Some 350 million people around the world have a rare disease, but the current molecular diagnostic rate from exome sequencing falls around 50 percent. In their new paper, Stanford University's Stephen Montgomery and his colleagues from the Undiagnosed Diseases Network examined RNA-seq data from blood samples of nearly 100 people with undiagnosed rare diseases belonging to 16 different disease categories to find it has a 7.5 percent diagnostic rate, suggesting RNA-sequencing could help diagnose those diseases.
"[T]his work demonstrates the utility of performing RNA-seq on peripheral blood, which is a readily available specimen type in clinical practice," the researchers wrote in their paper.
In total, they collected RNA-seq and whole-exome or whole-genome data from whole blood on 143 individuals, 94 of whom had a rare disease and 49 of whom were unaffected family members.
They then compared RNA-seq data from patients to that of 49 family-based controls and 1,594 external controls from three cohorts: the Depression Genes and Network (DGN), the Prospective Investigation of the Vasculature in Uppsala Seniors (PIVUS) project, and the Genotype-Tissue Expression consortium.
The researchers first confirmed that many known rare disease genes were indeed expressed in the blood — 70 percent of disease genes from the Online Mendelian Inheritance in Man database and 76 percent of a panel of neurological disorder genes.
For each rare disease sample, the researchers uncovered an average 343 genes with aberrant expression.
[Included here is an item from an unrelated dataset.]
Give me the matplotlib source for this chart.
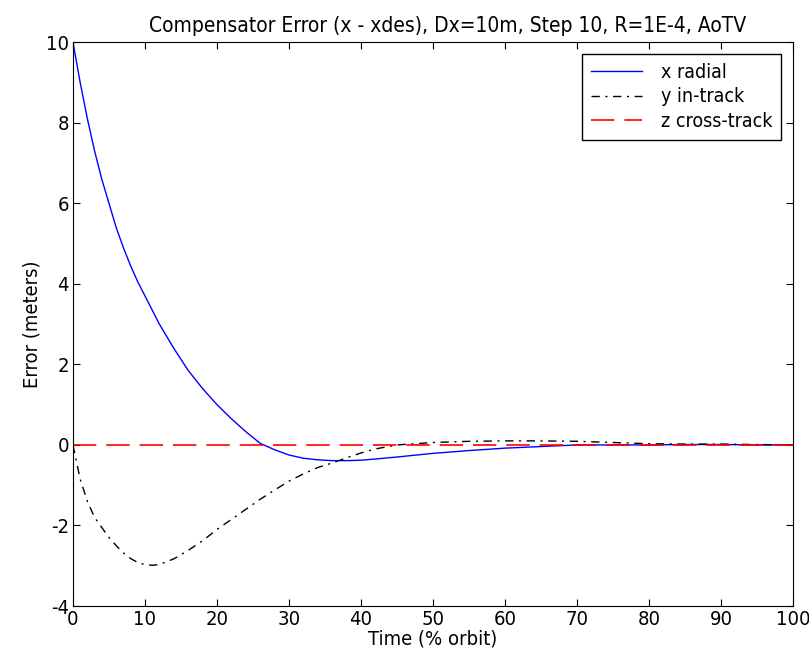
import matplotlib
matplotlib.use('Agg')
import matplotlib.pyplot as plt

plt.rcParams['font.family'] = ['DejaVu Sans']
plt.rcParams['font.stretch'] = 'condensed'
plt.rcParams['axes.unicode_minus'] = False

# time (% orbit)
t = [0, 1, 2, 3, 4, 5, 6, 7, 8, 9, 10, 11, 12, 14, 16, 18, 20, 22, 24, 26, 28, 30,
     32, 34, 36, 38, 40, 42, 45, 50, 55, 60, 65, 70, 75, 80, 85, 90, 95, 100]

x_radial = [10.0, 9.0, 8.1, 7.3, 6.6, 6.0, 5.4, 4.9, 4.45, 4.05, 3.7, 3.35, 3.0, 2.4, 1.85, 1.4, 1.0,
            0.65, 0.33, 0.04, -0.12, -0.25, -0.33, -0.37, -0.39, -0.39, -0.38, -0.35, -0.3, -0.21,
            -0.14, -0.08, -0.04, 0.0, 0.0, 0.0, 0.01, 0.01, 0.0, 0.0]

y_intrack = [0.0, -0.85, -1.4, -1.8, -2.05, -2.3, -2.5, -2.68, -2.82, -2.92, -2.97, -2.99, -2.97,
             -2.83, -2.62, -2.38, -2.1, -1.85, -1.6, -1.35, -1.12, -0.9, -0.72, -0.56, -0.45,
             -0.32, -0.2, -0.1, 0.0, 0.06, 0.09, 0.1, 0.1, 0.09, 0.06, 0.03, 0.02, 0.02, 0.01, 0.0]

z_crosstrack = [0.0] * len(t)

fig = plt.figure(figsize=(8.09, 6.68), dpi=100)
ax = fig.add_axes([0.0902, 0.0928, 0.890, 0.844])

ax.plot(t, x_radial, color='blue', lw=1, label='x radial')
ax.plot(t, y_intrack, color='black', lw=1, dashes=(6, 4, 1.5, 4), label='y in-track')
ax.plot(t, z_crosstrack, color='red', lw=1.2, dashes=(14, 6), label='z cross-track')

ax.set_xlim(0, 100)
ax.set_ylim(-4, 10)
ax.set_xticks(range(0, 101, 10))
ax.set_yticks(range(-4, 11, 2))
ax.tick_params(direction='in', top=True, right=True, labelsize=14.5, length=5, pad=3)
ax.set_xlabel('Time (% orbit)', fontsize=14.5, labelpad=0)
ax.set_ylabel('Error (meters)', fontsize=14.5, labelpad=3)
ax.set_title('Compensator Error (x - xdes), Dx=10m, Step 10, R=1E-4, AoTV', fontsize=15, pad=7, x=0.52)

leg = ax.legend(loc='upper right', fontsize=14, fancybox=False, framealpha=1,
                edgecolor='black', borderaxespad=0.6, handlelength=2.6,
                labelspacing=0.3, borderpad=0.45, handletextpad=1.0)
leg.get_frame().set_linewidth(1)

fig.savefig('out.png', dpi=100)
After filtering based on loss-of-function tolerance, allele-specific expression, and other parameters, they further narrowed down the candidate gene list. On average, those filters whittled the list of genes with outlier expression to fewer than 10 genes per case.
At the same time, they identified an average 540 splicing outlier genes. Filtering based on genes relevant to the phenotype and other criteria brought the number of candidate genes down to about 10 per case.
Additionally, the researchers uncovered an average 94 allele-specific expression events per case that could be disease related.
By combining these three signals — expression, splicing, and allele-specific expression — the team reported it could identify the causal gene in six of the 80 independent cases, a diagnostic rate of 7.5 percent. In addition, they could identify a candidate gene in five of the 30 cases with candidate gene information, a rate of 16.7 percent.
However, they were unable to finding relevant candidate genes for 69 cases, about 86 percent of cases.
Still, the researchers noted that their findings underscore that RNA-seq data could aid in identifying disease genes. For instance, they were able to home in on biallelic heterozygous pathogenic variants in the MECR gene in a pair of brothers who presented with delayed motor milestones and hypertonia that progressed to include spasticity, ataxic gait, and a progressive loss of motor skills.
Similarly, they identified a splice-loss variant in ASAH1 in a patient with a form of sporadic spinal muscular atrophy and a synonymous mutation in KCTD7 that created a splice junction in a patient with developmental regression combined with tremors and seizures.
This, the researchers said, suggests RNA-seq can help to identify disease genes. "We can expect that combining information from multiple 'omics' sources will only further improve diagnosis of unsolved rare-disease cases in the future," the researchers wrote in their paper.